A new, locally-produced non-alcoholic botanical spirit has recently been released in Melbourne, hoping to capitalise on a growing movement towards low- or no-alcohol options in the on-premise market.
Brunswick Aces is the brainchild of a group of six friends and neighbours, who were initially brought together – as many of us are – by a love of all things food and drink.
As one of the six founders, Stephen Lawrence, told BARS&clubs, dinner parties and tastings soon led to beer brewing, before the group dipped their toes into traditional (alcoholic) gin distilling. The non-alcoholic spirit – which they’ve taken to market – came about almost by accident.
“The chief protagonist for developing our recipes, Doug – who’s a food scientist by trade – is also a really keen marathon runner,” explained Lawrence. “Often when we were having tastings to develop our recipes, he couldn’t partake because he couldn’t drink the night before training.
“Being an engineer, I like a challenge and I ended up tweaking the traditional gin making process to get the same flavours without the alcohol. Initially this was just so we could taste the flavours, because when you’re developing a recipe that’s what it’s all about.
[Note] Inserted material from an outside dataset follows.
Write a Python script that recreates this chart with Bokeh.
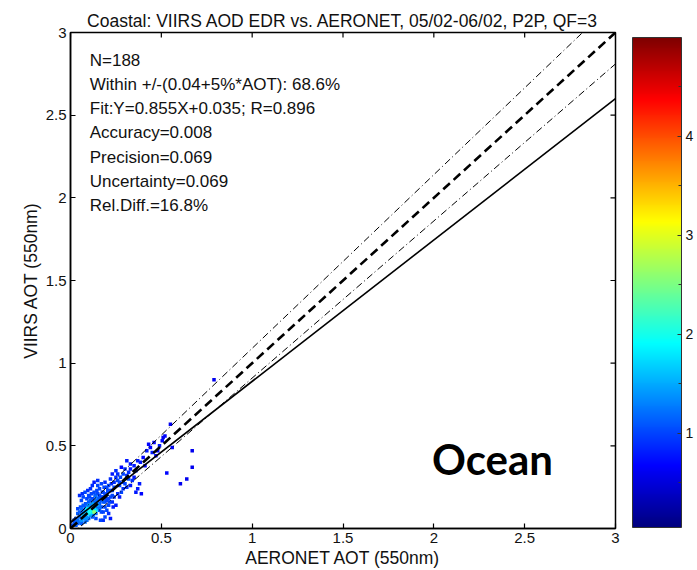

“So I developed a non-alcoholic version for tasting, thinking we had a recipe to play with – and we can chuck the alcohol back in when we’ve finished it. But through that process we realised it was a fantastic product in and of itself.”
Of course, it didn’t take long for the Brunswick Aces team to come across Seedlip –“we’d managed to make the same product almost by mistake,” says Lawrence – but they could also see a gap in the market for a similar, Australian-made version, highlighting native ingredients where appropriate.
So how is Brunswick Aces actually crafted? According to Lawrence, the method he stumbled upon independently is largely similar to its Diageo-backed cousin.
“In terms of the distillation there’s essentially no difference [compared to regular gin] – it’s actually simpler because you don’t need to worry about purifying the alcohol,” explains Lawrence. “The process of getting the flavours to infuse into the end liquid is exactly the same.
“The main difference is we don’t need to do any fermentation… we basically start off with the purest possible water we can get, and we’re actually playing around with the difference between a glacial spring water and a distilled water, just to make sure it’s as clean as possible.”
For now, the Brunswick Aces range is made up of two flavours, ‘Spades’ and ‘Hearts’, with a medium-term plan to complete the deck with ‘Diamonds’ and ‘Clubs’.
Spades is the distillery’s first creation, combining green cardamom, lime, lemon myrtle, parsley and coriander – all tied together with “beautiful, smooth” pink grapefruit notes.
“The green cardamom is the hero of the drink, which is the third most expensive spice by weight in the world,” explains Lawrence. “It’s such a beautiful flavour and we wanted to make it the champion, surrounded by Australian natives like lemon myrtle.”
Hearts, on the other hand, came about as the group were officially incorporating as a company at Christmas, with thoughts naturally turning to a nostalgic, warming Christmas blend.
“We started looking at those traditional warm spices – ginger, the star anise – and also went for cassia bark instead of cinnamon because it’s got a richer, stronger flavour.”
While Lawrence encourages bartenders to experiment with his creation, an “Ace and tonic” is the obvious entry-point into the Brunswick Aces world.
“It’s a very different, incredibly refreshing experience to drink it neat or on the rocks… but when you combine it with a tonic – the sharpness of the quinine, that little bit of sugar and the bubbles – you suddenly do get a mouthfeel to combine with the bouquet, and it all makes sense and comes together amazingly,” says Lawrence.
“We initially started by telling people to use our product however they would usually use a gin, but there’s a bit more to it – adding it into cocktails brings this fantastic aroma to many traditional cocktails, that you can make as low-alcohol alternatives, or non-alcoholic drinks in their own right.
“Mocktails are incredibly sweet on the whole and so what we’re trying to bring to cocktail menus and mixologists is that you can now add these beautiful flavours without chucking sugar in.”
With the rise of lower-alcohol alternatives, Lawrence says he hopes Brunswick Aces will “become the go-to alternative spirit in Australia.”
“When someone goes to the bar and says they’re driving, or working out in the morning – or whatever it is that’s restricting them from a normal drink – we want them to enjoy the same flavours without sacrificing the experience and ceremony of having a drink with their friends.”